Given information:
┄┄┄┄┄┄┄┄┄┄

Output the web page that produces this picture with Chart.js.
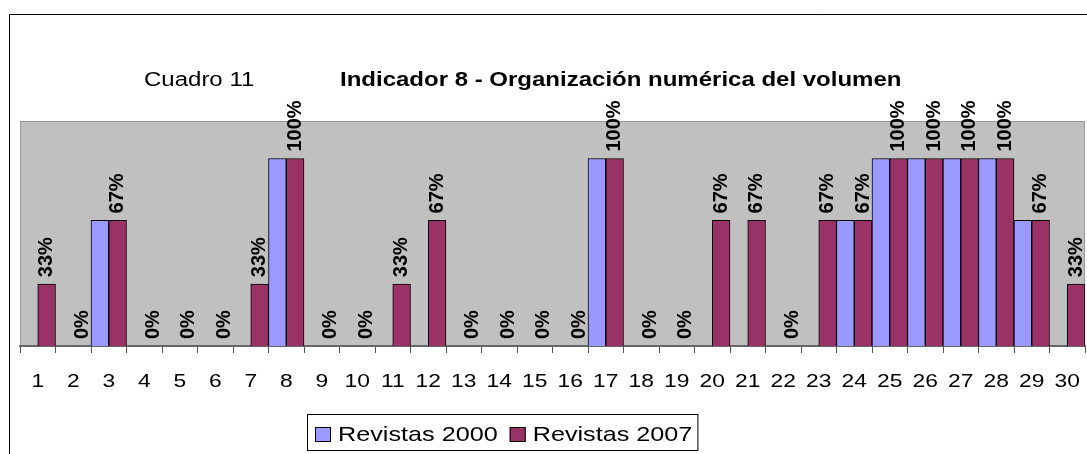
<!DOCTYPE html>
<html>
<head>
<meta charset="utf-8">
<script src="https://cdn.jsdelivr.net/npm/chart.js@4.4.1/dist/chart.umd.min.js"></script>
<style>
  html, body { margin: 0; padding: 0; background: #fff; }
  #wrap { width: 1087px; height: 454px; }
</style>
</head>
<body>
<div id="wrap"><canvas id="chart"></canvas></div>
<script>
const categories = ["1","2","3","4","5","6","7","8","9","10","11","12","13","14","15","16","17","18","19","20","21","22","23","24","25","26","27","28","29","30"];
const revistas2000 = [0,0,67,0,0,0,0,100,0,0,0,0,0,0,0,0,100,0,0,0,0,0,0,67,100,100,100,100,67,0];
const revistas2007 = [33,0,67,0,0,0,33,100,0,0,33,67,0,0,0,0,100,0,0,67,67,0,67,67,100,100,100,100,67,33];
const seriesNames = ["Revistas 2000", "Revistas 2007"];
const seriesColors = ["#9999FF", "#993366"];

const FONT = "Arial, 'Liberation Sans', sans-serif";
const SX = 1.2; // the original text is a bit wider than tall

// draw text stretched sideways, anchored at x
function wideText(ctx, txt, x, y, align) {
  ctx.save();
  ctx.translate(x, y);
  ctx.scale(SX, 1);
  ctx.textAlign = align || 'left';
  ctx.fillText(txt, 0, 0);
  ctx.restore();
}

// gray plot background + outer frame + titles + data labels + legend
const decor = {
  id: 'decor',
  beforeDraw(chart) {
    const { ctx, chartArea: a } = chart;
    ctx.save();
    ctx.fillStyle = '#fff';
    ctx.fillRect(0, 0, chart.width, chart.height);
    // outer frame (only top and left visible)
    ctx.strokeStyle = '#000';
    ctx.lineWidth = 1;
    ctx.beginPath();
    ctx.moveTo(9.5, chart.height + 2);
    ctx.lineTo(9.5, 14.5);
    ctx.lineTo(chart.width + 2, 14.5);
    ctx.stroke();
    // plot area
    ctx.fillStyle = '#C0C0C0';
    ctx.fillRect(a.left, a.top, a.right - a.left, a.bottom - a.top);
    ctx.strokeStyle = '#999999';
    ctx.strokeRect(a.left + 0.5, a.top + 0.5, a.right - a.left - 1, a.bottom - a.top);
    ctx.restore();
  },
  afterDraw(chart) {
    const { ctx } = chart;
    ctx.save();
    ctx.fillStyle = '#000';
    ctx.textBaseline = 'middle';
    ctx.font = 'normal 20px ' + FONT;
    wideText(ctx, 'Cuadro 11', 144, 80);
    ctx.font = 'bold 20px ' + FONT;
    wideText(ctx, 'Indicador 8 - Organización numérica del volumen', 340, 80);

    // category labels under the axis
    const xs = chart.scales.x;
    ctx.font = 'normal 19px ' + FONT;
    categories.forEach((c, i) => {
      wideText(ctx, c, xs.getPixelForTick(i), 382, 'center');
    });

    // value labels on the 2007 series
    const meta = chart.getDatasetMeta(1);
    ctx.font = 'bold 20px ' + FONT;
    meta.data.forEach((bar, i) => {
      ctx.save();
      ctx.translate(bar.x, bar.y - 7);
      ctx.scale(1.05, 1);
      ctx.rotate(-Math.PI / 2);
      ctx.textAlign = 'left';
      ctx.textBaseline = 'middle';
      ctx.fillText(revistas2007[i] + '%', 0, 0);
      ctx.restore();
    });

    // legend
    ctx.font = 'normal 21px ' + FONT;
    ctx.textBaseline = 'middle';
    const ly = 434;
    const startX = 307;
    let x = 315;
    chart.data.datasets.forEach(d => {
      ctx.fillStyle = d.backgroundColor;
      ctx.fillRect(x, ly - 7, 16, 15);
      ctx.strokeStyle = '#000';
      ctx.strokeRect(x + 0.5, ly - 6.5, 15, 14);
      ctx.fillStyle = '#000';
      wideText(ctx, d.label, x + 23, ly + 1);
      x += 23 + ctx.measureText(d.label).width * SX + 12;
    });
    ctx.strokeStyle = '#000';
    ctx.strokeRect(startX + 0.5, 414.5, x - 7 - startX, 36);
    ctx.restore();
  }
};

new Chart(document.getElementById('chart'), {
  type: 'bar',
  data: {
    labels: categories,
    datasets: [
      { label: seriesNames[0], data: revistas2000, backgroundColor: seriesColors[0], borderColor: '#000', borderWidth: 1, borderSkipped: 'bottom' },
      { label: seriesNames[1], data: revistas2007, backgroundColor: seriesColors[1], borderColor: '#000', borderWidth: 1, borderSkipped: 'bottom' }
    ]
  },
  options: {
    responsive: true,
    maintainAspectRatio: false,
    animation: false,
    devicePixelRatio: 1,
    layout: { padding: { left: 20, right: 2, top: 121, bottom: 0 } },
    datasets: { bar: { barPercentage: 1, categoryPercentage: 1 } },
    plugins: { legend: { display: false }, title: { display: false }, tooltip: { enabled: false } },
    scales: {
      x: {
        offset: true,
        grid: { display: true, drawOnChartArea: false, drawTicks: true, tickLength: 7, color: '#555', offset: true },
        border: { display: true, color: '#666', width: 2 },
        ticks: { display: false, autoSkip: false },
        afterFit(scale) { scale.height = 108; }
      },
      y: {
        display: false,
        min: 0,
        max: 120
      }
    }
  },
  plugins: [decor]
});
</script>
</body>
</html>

┄┄┄┄┄┄┄┄┄┄

Do this: Working from the material above, transcribe it exactly while omitting pictures.

Answer to this problem:
Output the web page that produces this picture with Chart.js.
<!DOCTYPE html>
<html>
<head>
<meta charset="utf-8">
<script src="https://cdn.jsdelivr.net/npm/chart.js@4.4.1/dist/chart.umd.min.js"></script>
<style>
  html, body { margin: 0; padding: 0; background: #fff; }
  #wrap { width: 1087px; height: 454px; }
</style>
</head>
<body>
<div id="wrap"><canvas id="chart"></canvas></div>
<script>
const categories = ["1","2","3","4","5","6","7","8","9","10","11","12","13","14","15","16","17","18","19","20","21","22","23","24","25","26","27","28","29","30"];
const revistas2000 = [0,0,67,0,0,0,0,100,0,0,0,0,0,0,0,0,100,0,0,0,0,0,0,67,100,100,100,100,67,0];
const revistas2007 = [33,0,67,0,0,0,33,100,0,0,33,67,0,0,0,0,100,0,0,67,67,0,67,67,100,100,100,100,67,33];
const seriesNames = ["Revistas 2000", "Revistas 2007"];
const seriesColors = ["#9999FF", "#993366"];

const FONT = "Arial, 'Liberation Sans', sans-serif";
const SX = 1.2; // the original text is a bit wider than tall

// draw text stretched sideways, anchored at x
function wideText(ctx, txt, x, y, align) {
  ctx.save();
  ctx.translate(x, y);
  ctx.scale(SX, 1);
  ctx.textAlign = align || 'left';
  ctx.fillText(txt, 0, 0);
  ctx.restore();
}

// gray plot background + outer frame + titles + data labels + legend
const decor = {
  id: 'decor',
  beforeDraw(chart) {
    const { ctx, chartArea: a } = chart;
    ctx.save();
    ctx.fillStyle = '#fff';
    ctx.fillRect(0, 0, chart.width, chart.height);
    // outer frame (only top and left visible)
    ctx.strokeStyle = '#000';
    ctx.lineWidth = 1;
    ctx.beginPath();
    ctx.moveTo(9.5, chart.height + 2);
    ctx.lineTo(9.5, 14.5);
    ctx.lineTo(chart.width + 2, 14.5);
    ctx.stroke();
    // plot area
    ctx.fillStyle = '#C0C0C0';
    ctx.fillRect(a.left, a.top, a.right - a.left, a.bottom - a.top);
    ctx.strokeStyle = '#999999';
    ctx.strokeRect(a.left + 0.5, a.top + 0.5, a.right - a.left - 1, a.bottom - a.top);
    ctx.restore();
  },
  afterDraw(chart) {
    const { ctx } = chart;
    ctx.save();
    ctx.fillStyle = '#000';
    ctx.textBaseline = 'middle';
    ctx.font = 'normal 20px ' + FONT;
    wideText(ctx, 'Cuadro 11', 144, 80);
    ctx.font = 'bold 20px ' + FONT;
    wideText(ctx, 'Indicador 8 - Organización numérica del volumen', 340, 80);

    // category labels under the axis
    const xs = chart.scales.x;
    ctx.font = 'normal 19px ' + FONT;
    categories.forEach((c, i) => {
      wideText(ctx, c, xs.getPixelForTick(i), 382, 'center');
    });

    // value labels on the 2007 series
    const meta = chart.getDatasetMeta(1);
    ctx.font = 'bold 20px ' + FONT;
    meta.data.forEach((bar, i) => {
      ctx.save();
      ctx.translate(bar.x, bar.y - 7);
      ctx.scale(1.05, 1);
      ctx.rotate(-Math.PI / 2);
      ctx.textAlign = 'left';
      ctx.textBaseline = 'middle';
      ctx.fillText(revistas2007[i] + '%', 0, 0);
      ctx.restore();
    });

    // legend
    ctx.font = 'normal 21px ' + FONT;
    ctx.textBaseline = 'middle';
    const ly = 434;
    const startX = 307;
    let x = 315;
    chart.data.datasets.forEach(d => {
      ctx.fillStyle = d.backgroundColor;
      ctx.fillRect(x, ly - 7, 16, 15);
      ctx.strokeStyle = '#000';
      ctx.strokeRect(x + 0.5, ly - 6.5, 15, 14);
      ctx.fillStyle = '#000';
      wideText(ctx, d.label, x + 23, ly + 1);
      x += 23 + ctx.measureText(d.label).width * SX + 12;
    });
    ctx.strokeStyle = '#000';
    ctx.strokeRect(startX + 0.5, 414.5, x - 7 - startX, 36);
    ctx.restore();
  }
};

new Chart(document.getElementById('chart'), {
  type: 'bar',
  data: {
    labels: categories,
    datasets: [
      { label: seriesNames[0], data: revistas2000, backgroundColor: seriesColors[0], borderColor: '#000', borderWidth: 1, borderSkipped: 'bottom' },
      { label: seriesNames[1], data: revistas2007, backgroundColor: seriesColors[1], borderColor: '#000', borderWidth: 1, borderSkipped: 'bottom' }
    ]
  },
  options: {
    responsive: true,
    maintainAspectRatio: false,
    animation: false,
    devicePixelRatio: 1,
    layout: { padding: { left: 20, right: 2, top: 121, bottom: 0 } },
    datasets: { bar: { barPercentage: 1, categoryPercentage: 1 } },
    plugins: { legend: { display: false }, title: { display: false }, tooltip: { enabled: false } },
    scales: {
      x: {
        offset: true,
        grid: { display: true, drawOnChartArea: false, drawTicks: true, tickLength: 7, color: '#555', offset: true },
        border: { display: true, color: '#666', width: 2 },
        ticks: { display: false, autoSkip: false },
        afterFit(scale) { scale.height = 108; }
      },
      y: {
        display: false,
        min: 0,
        max: 120
      }
    }
  },
  plugins: [decor]
});
</script>
</body>
</html>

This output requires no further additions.